**Directions for this task**
Quote from the first line below through the line that contains "305] + [303] * 31", both included, and leave the pictures out.

**Supplied material**
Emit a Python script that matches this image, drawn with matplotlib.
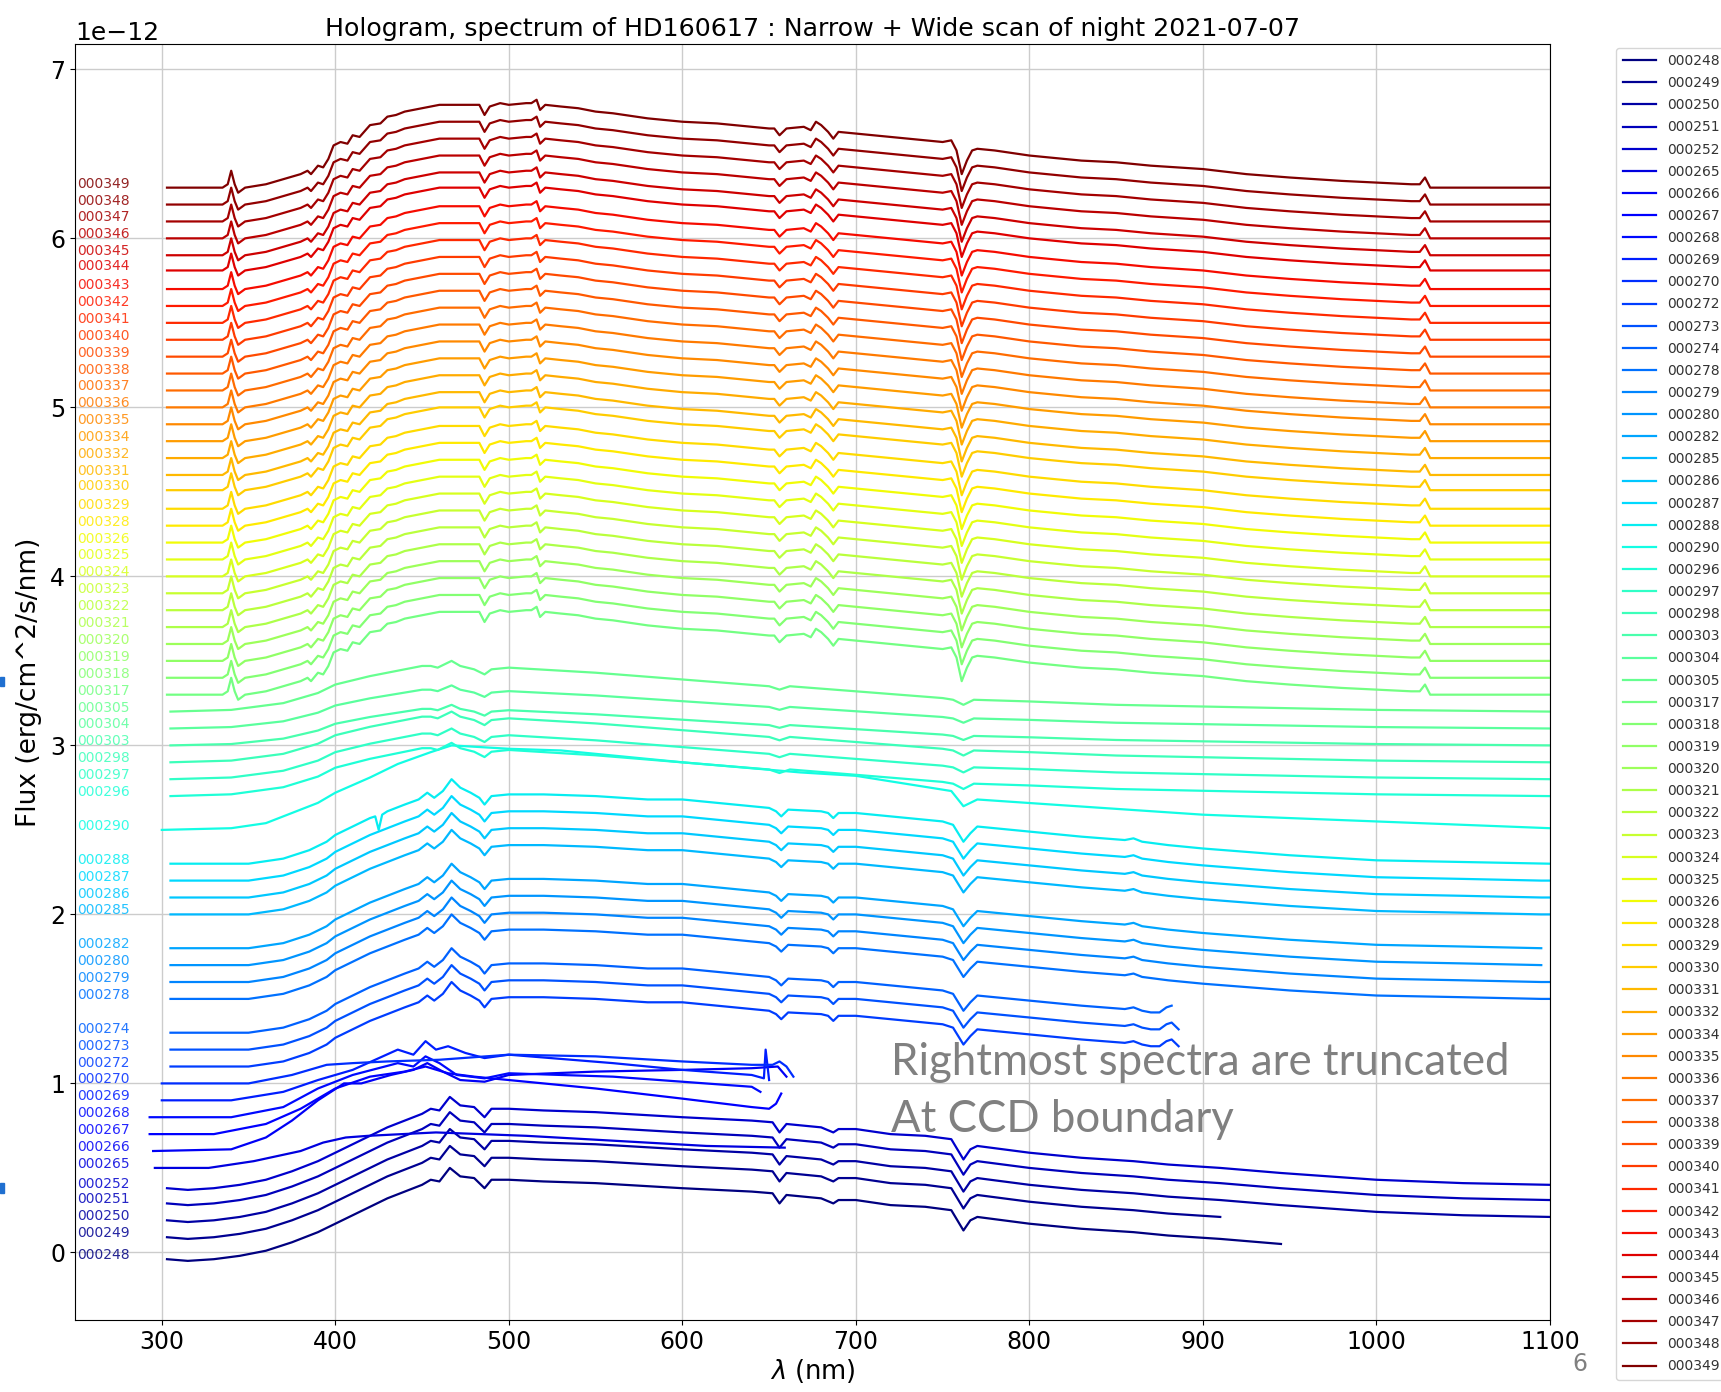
import numpy as np
import matplotlib
matplotlib.use("Agg")
import matplotlib.pyplot as plt
from matplotlib.patches import Rectangle

plt.rcParams["font.size"] = 17

# ── Data ─────────────────────────────────────────────────────────────────────

SERIES = ["000248", "000249", "000250", "000251", "000252", "000265", "000266",
          "000267", "000268", "000269", "000270", "000272", "000273", "000274",
          "000278", "000279", "000280", "000282", "000285", "000286", "000287",
          "000288", "000290", "000296", "000297", "000298", "000303", "000304",
          "000305", "000317", "000318", "000319", "000320", "000321", "000322",
          "000323", "000324", "000325", "000326", "000328", "000329", "000330",
          "000331", "000332", "000334", "000335", "000336", "000337", "000338",
          "000339", "000340", "000341", "000342", "000343", "000344", "000345",
          "000346", "000347", "000348", "000349"]

# flux at the blue end (1e-12 erg/cm^2/s/nm), i.e. the vertical offset
Y0 = [-0.04, 0.09, 0.19, 0.29, 0.38, 0.50, 0.60,
      0.70, 0.80, 0.90, 1.00, 1.10, 1.20, 1.30,
      1.50, 1.60, 1.70, 1.80, 2.00, 2.10, 2.20,
      2.30, 2.50, 2.70, 2.80, 2.90, 3.00, 3.10,
      3.20, 3.30, 3.40, 3.50, 3.60, 3.70, 3.80,
      3.90, 4.00, 4.10, 4.20, 4.30, 4.40, 4.51,
      4.60, 4.70, 4.80, 4.90, 5.00, 5.10, 5.20,
      5.30, 5.40, 5.50, 5.60, 5.70, 5.81, 5.90,
      6.00, 6.10, 6.20, 6.30]

WL_START = [303, 303, 303, 303, 303, 296, 295,
            293, 293, 300, 300, 305, 305, 305,
            305, 305, 305, 305, 305, 305, 305,
            305, 300, 305, 305, 305, 305, 305,
            305] + [303] * 31

WL_END = [945, 910, 1100, 1100, 1100, 659, 660,
          657, 645, 650, 664, 886, 886, 882,
          1100, 1100, 1095, 1095, 1100, 1100, 1100,
          1100, 1100, 1100, 1100, 1100, 1100, 1100,
          1100] + [1100] * 31

SHAPE = ["H"] * 5 + ["custom"] * 6 + ["F"] * 3 + ["D"] * 7 + ["G"] + ["custom"] + \
        ["B"] * 6 + ["A"] * 31

AMP = [1.0] * 5 + [1.0] * 6 + [1.0] * 3 + [1.0] * 8 + [1.0] + \
      [1.05, 1.0, 1.0, 0.8, 0.85, 1.0] + [1.0] * 31

# shape templates: flux above the blue-end value
A_WL = [303, 320, 335, 338, 340, 342, 344, 348, 360, 370, 380, 384, 386, 390,
        393, 396, 399, 403, 407, 410, 414, 420, 426, 430, 435, 440, 450, 460,
        470, 480, 483, 486, 489, 495, 500, 510, 513, 516, 518, 521, 530, 540,
        550, 560, 580, 600, 620, 640, 650, 653, 656, 660, 670, 674, 677, 680,
        684, 687, 690, 700, 720, 740, 750, 755, 758, 761, 764, 767, 770, 780,
        800, 820, 830, 850, 870, 900, 925, 950, 980, 1000, 1020, 1025, 1028,
        1031, 1040, 1060, 1080, 1100]
A_VAL = [0.0, 0.0, 0.0, 0.02, 0.10, 0.02, -0.03, 0.0, 0.02, 0.05, 0.08, 0.10, 0.08, 0.13,
         0.12, 0.17, 0.25, 0.27, 0.26, 0.31, 0.30, 0.37, 0.38, 0.42, 0.43, 0.45, 0.47, 0.49,
         0.49, 0.49, 0.49, 0.43, 0.48, 0.50, 0.49, 0.50, 0.50, 0.52, 0.46, 0.49, 0.48, 0.47,
         0.45, 0.44, 0.41, 0.39, 0.38, 0.36, 0.35, 0.35, 0.31, 0.35, 0.36, 0.34, 0.39, 0.37,
         0.33, 0.29, 0.33, 0.32, 0.30, 0.28, 0.27, 0.28, 0.22, 0.08, 0.16, 0.22, 0.23, 0.22,
         0.19, 0.17, 0.16, 0.15, 0.13, 0.11, 0.08, 0.06, 0.04, 0.03, 0.02, 0.02, 0.06,
         0.0, 0.0, 0.0, 0.0, 0.0]

B_WL = [305, 340, 370, 390, 400, 420, 440, 450, 455, 459, 467, 472, 480, 486,
        490, 500, 550, 600, 650, 656, 662, 700, 750, 756, 762, 768, 800, 850,
        900, 950, 1000, 1100]
B_VAL = [0.0, 0.01, 0.05, 0.11, 0.16, 0.21, 0.25, 0.27, 0.27, 0.26, 0.30, 0.27, 0.25, 0.22,
         0.25, 0.26, 0.23, 0.19, 0.15, 0.13, 0.15, 0.12, 0.08, 0.07, 0.04, 0.07, 0.06, 0.04,
         0.03, 0.02, 0.01, 0.0]

D_WL = [305, 330, 350, 370, 385, 395, 400, 410, 420, 430, 440, 448, 453, 457,
        462, 467, 472, 478, 483, 486, 490, 500, 520, 550, 580, 600, 630, 650,
        654, 657, 661, 680, 684, 687, 690, 700, 720, 750, 756, 762, 766, 770,
        800, 830, 855, 860, 865, 880, 900, 950, 1000, 1050, 1095, 1100]
D_VAL = [0.0, 0.0, 0.0, 0.03, 0.08, 0.13, 0.17, 0.22, 0.27, 0.31, 0.35, 0.38, 0.42, 0.39,
         0.43, 0.50, 0.45, 0.42, 0.39, 0.35, 0.40, 0.41, 0.41, 0.40, 0.38, 0.38, 0.35, 0.33,
         0.31, 0.28, 0.32, 0.31, 0.30, 0.27, 0.30, 0.30, 0.28, 0.25, 0.23, 0.13, 0.18, 0.22,
         0.19, 0.16, 0.14, 0.15, 0.13, 0.11, 0.09, 0.05, 0.02, 0.01, 0.0, 0.0]

# 000288: same shape with the glitch at 425 nm
G_WL = [305, 330, 350, 370, 385, 395, 400, 410, 420, 423, 425, 427, 430, 440,
        448, 453, 457, 462, 467, 472, 478, 483, 486, 490, 500, 520, 550, 580,
        600, 630, 650, 654, 657, 661, 680, 684, 687, 690, 700, 720, 750, 756,
        762, 766, 770, 800, 830, 855, 860, 865, 880, 900, 950, 1000, 1050, 1100]
G_VAL = [0.0, 0.0, 0.0, 0.03, 0.08, 0.13, 0.17, 0.22, 0.27, 0.28, 0.20, 0.29, 0.31, 0.35,
         0.38, 0.42, 0.39, 0.43, 0.50, 0.45, 0.42, 0.39, 0.35, 0.40, 0.41, 0.41, 0.40, 0.38,
         0.38, 0.35, 0.33, 0.31, 0.28, 0.32, 0.31, 0.30, 0.27, 0.30, 0.30, 0.28, 0.25, 0.23,
         0.13, 0.18, 0.22, 0.19, 0.16, 0.14, 0.15, 0.13, 0.11, 0.09, 0.05, 0.02, 0.01, 0.0]

F_WL = [305, 330, 350, 370, 385, 395, 400, 410, 420, 430, 440, 448, 453, 457,
        462, 467, 472, 478, 483, 486, 490, 500, 520, 550, 580, 600, 630, 650,
        654, 657, 661, 680, 684, 687, 690, 700, 720, 750, 756, 762, 766, 770,
        800, 830, 855, 860, 865, 870, 875, 879, 882, 886]
F_VAL = [0.0, 0.0, 0.0, 0.03, 0.08, 0.13, 0.17, 0.22, 0.27, 0.31, 0.35, 0.38, 0.42, 0.39,
         0.43, 0.50, 0.45, 0.42, 0.39, 0.35, 0.40, 0.41, 0.41, 0.40, 0.38, 0.38, 0.35, 0.33,
         0.31, 0.28, 0.32, 0.31, 0.30, 0.27, 0.30, 0.30, 0.28, 0.25, 0.23, 0.13, 0.18, 0.22,
         0.19, 0.16, 0.14, 0.15, 0.13, 0.12, 0.12, 0.15, 0.16, 0.12]

H_WL = [303, 315, 330, 345, 360, 375, 390, 400, 410, 420, 430, 440, 450, 455,
        460, 466, 472, 480, 486, 490, 500, 520, 550, 600, 640, 652, 656, 660,
        680, 687, 690, 700, 720, 740, 755, 762, 766, 770, 800, 830, 860, 880,
        910, 945, 1000, 1050, 1100]
H_VAL = [0.0, -0.01, 0.0, 0.02, 0.05, 0.10, 0.16, 0.21, 0.26, 0.31, 0.36, 0.40, 0.44, 0.47,
         0.46, 0.54, 0.49, 0.48, 0.42, 0.47, 0.47, 0.46, 0.45, 0.42, 0.40, 0.39, 0.33, 0.38,
         0.36, 0.33, 0.35, 0.35, 0.32, 0.31, 0.29, 0.17, 0.23, 0.25, 0.21, 0.18, 0.16, 0.14,
         0.12, 0.09, 0.05, 0.03, 0.02]

# individual spectra that do not follow a template (absolute flux)
S290_WL = [300, 340, 360, 390, 400, 420, 436, 455, 467, 500, 530,
           600, 668, 700, 755, 762, 770, 813, 900, 950, 1000, 1100]
S290_VAL = [2.50, 2.51, 2.54, 2.66, 2.72, 2.81, 2.89, 2.96, 3.00, 2.98, 2.97,
            2.90, 2.84, 2.82, 2.73, 2.64, 2.68, 2.65, 2.59, 2.57, 2.55, 2.51]

S270_WL = [300, 350, 375, 395, 410, 430, 460, 500, 550, 600, 640, 652, 656, 660, 664]
S270_VAL = [1.00, 1.00, 1.05, 1.11, 1.12, 1.13, 1.14, 1.17, 1.16, 1.13, 1.11, 1.11, 1.13, 1.10, 1.04]

S269_WL = [300, 340, 370, 390, 410, 436, 445, 452, 458, 465, 475, 486, 500, 560,
           600, 640, 647, 648, 650]
S269_VAL = [0.90, 0.90, 0.95, 1.02, 1.08, 1.20, 1.17, 1.25, 1.20, 1.22, 1.18, 1.15, 1.17, 1.12,
            1.08, 1.05, 1.03, 1.20, 1.02]

S268_WL = [293, 340, 370, 390, 410, 436, 445, 452, 460, 470, 486, 500, 560, 600, 640, 645]
S268_VAL = [0.80, 0.80, 0.86, 0.97, 1.05, 1.12, 1.10, 1.16, 1.12, 1.05, 1.03, 1.06, 1.04, 1.01,
            0.98, 0.95]

S267_WL = [293, 330, 360, 380, 400, 420, 440, 452, 465, 480, 500, 550, 600, 640, 650, 654, 657]
S267_VAL = [0.70, 0.70, 0.76, 0.85, 0.97, 1.04, 1.07, 1.10, 1.06, 1.04, 1.02, 0.97, 0.91, 0.86,
            0.85, 0.88, 0.94]

S266_WL = [295, 340, 360, 375, 390, 405, 415, 432, 445, 453, 462, 472, 486, 500,
           550, 600, 640, 655, 660]
S266_VAL = [0.60, 0.61, 0.68, 0.78, 0.90, 1.00, 1.00, 1.05, 1.08, 1.12, 1.07, 1.02, 1.01, 1.05,
            1.07, 1.08, 1.09, 1.10, 1.04]

S265_WL = [296, 327, 353, 380, 393, 406, 419, 458, 510, 562, 614, 659]
S265_VAL = [0.50, 0.50, 0.54, 0.60, 0.65, 0.68, 0.69, 0.71, 0.69, 0.66, 0.63, 0.62]

TEMPLATES = {"A": (A_WL, A_VAL), "B": (B_WL, B_VAL), "D": (D_WL, D_VAL),
             "G": (G_WL, G_VAL), "F": (F_WL, F_VAL), "H": (H_WL, H_VAL)}
CUSTOM = {"000290": (S290_WL, S290_VAL), "000270": (S270_WL, S270_VAL),
          "000269": (S269_WL, S269_VAL), "000268": (S268_WL, S268_VAL),
          "000267": (S267_WL, S267_VAL), "000266": (S266_WL, S266_VAL),
          "000265": (S265_WL, S265_VAL)}

TITLE = "Hologram, spectrum of HD160617 : Narrow + Wide scan of night 2021-07-07"

# ── Plot ─────────────────────────────────────────────────────────────────────

fig = plt.figure(figsize=(17.21, 13.92), dpi=100)
ax = fig.add_axes([0.0436, 0.0517, 0.857, 0.9167])

n = len(SERIES)
for i, sid in enumerate(SERIES):
    color = plt.cm.jet(i / (n - 1))
    if SHAPE[i] == "custom":
        wl = np.array(CUSTOM[sid][0], dtype=float)
        flux = np.array(CUSTOM[sid][1])
    else:
        twl = np.array(TEMPLATES[SHAPE[i]][0], dtype=float)
        tval = np.array(TEMPLATES[SHAPE[i]][1])
        m = (twl >= WL_START[i]) & (twl <= WL_END[i])
        wl = twl[m]
        flux = Y0[i] + AMP[i] * tval[m]
    ax.plot(wl, flux * 1e-12, color=color, lw=1.6, label=sid)
    ax.text(251, Y0[i] * 1e-12, sid, color=color, alpha=0.85, fontsize=10,
            ha="left", va="baseline")

ax.set_xlim(250, 1100)
ax.set_ylim(-0.4e-12, 7.15e-12)
ax.set_xticks(np.arange(300, 1101, 100))
ax.set_yticks(np.arange(0, 8) * 1e-12)
ax.tick_params(labelsize=17)
ax.yaxis.get_offset_text().set_fontsize(18)
ax.grid(True, color="#cccccc", lw=1)
ax.set_axisbelow(True)
ax.set_xlabel(r"$\lambda$ (nm)", fontsize=18.5, labelpad=2)
ax.set_ylabel("Flux (erg/cm^2/s/nm)", fontsize=19, labelpad=6)
ax.set_title(TITLE, fontsize=18.2)

ax.legend(loc="upper left", bbox_to_anchor=(1.045, 0.997), borderaxespad=0,
          fontsize=10, labelspacing=0.585, handlelength=2.4, borderpad=0.45,
          frameon=True, edgecolor="#cccccc", labelcolor="#333333")

fig.text(0.518, 0.237, "Rightmost spectra are truncated", family="Lato",
         fontsize=31.5, color="#808080", va="center")
fig.text(0.518, 0.196, "At CCD boundary", family="Lato",
         fontsize=31.5, color="#808080", va="center")
fig.text(0.918, 0.015, "6", fontsize=17, color="#808080", ha="center")

# small blue marks on the slide edge
for yf in (0.507, 0.143):
    fig.patches.append(Rectangle((0, yf), 0.0025, 0.007, transform=fig.transFigure,
                                 color="#1f6fd0", figure=fig))

fig.savefig("out.png", dpi=100)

**The solution**
Emit a Python script that matches this image, drawn with matplotlib.
import numpy as np
import matplotlib
matplotlib.use("Agg")
import matplotlib.pyplot as plt
from matplotlib.patches import Rectangle

plt.rcParams["font.size"] = 17

# ── Data ─────────────────────────────────────────────────────────────────────

SERIES = ["000248", "000249", "000250", "000251", "000252", "000265", "000266",
          "000267", "000268", "000269", "000270", "000272", "000273", "000274",
          "000278", "000279", "000280", "000282", "000285", "000286", "000287",
          "000288", "000290", "000296", "000297", "000298", "000303", "000304",
          "000305", "000317", "000318", "000319", "000320", "000321", "000322",
          "000323", "000324", "000325", "000326", "000328", "000329", "000330",
          "000331", "000332", "000334", "000335", "000336", "000337", "000338",
          "000339", "000340", "000341", "000342", "000343", "000344", "000345",
          "000346", "000347", "000348", "000349"]

# flux at the blue end (1e-12 erg/cm^2/s/nm), i.e. the vertical offset
Y0 = [-0.04, 0.09, 0.19, 0.29, 0.38, 0.50, 0.60,
      0.70, 0.80, 0.90, 1.00, 1.10, 1.20, 1.30,
      1.50, 1.60, 1.70, 1.80, 2.00, 2.10, 2.20,
      2.30, 2.50, 2.70, 2.80, 2.90, 3.00, 3.10,
      3.20, 3.30, 3.40, 3.50, 3.60, 3.70, 3.80,
      3.90, 4.00, 4.10, 4.20, 4.30, 4.40, 4.51,
      4.60, 4.70, 4.80, 4.90, 5.00, 5.10, 5.20,
      5.30, 5.40, 5.50, 5.60, 5.70, 5.81, 5.90,
      6.00, 6.10, 6.20, 6.30]

WL_START = [303, 303, 303, 303, 303, 296, 295,
            293, 293, 300, 300, 305, 305, 305,
            305, 305, 305, 305, 305, 305, 305,
            305, 300, 305, 305, 305, 305, 305,
            305] + [303] * 31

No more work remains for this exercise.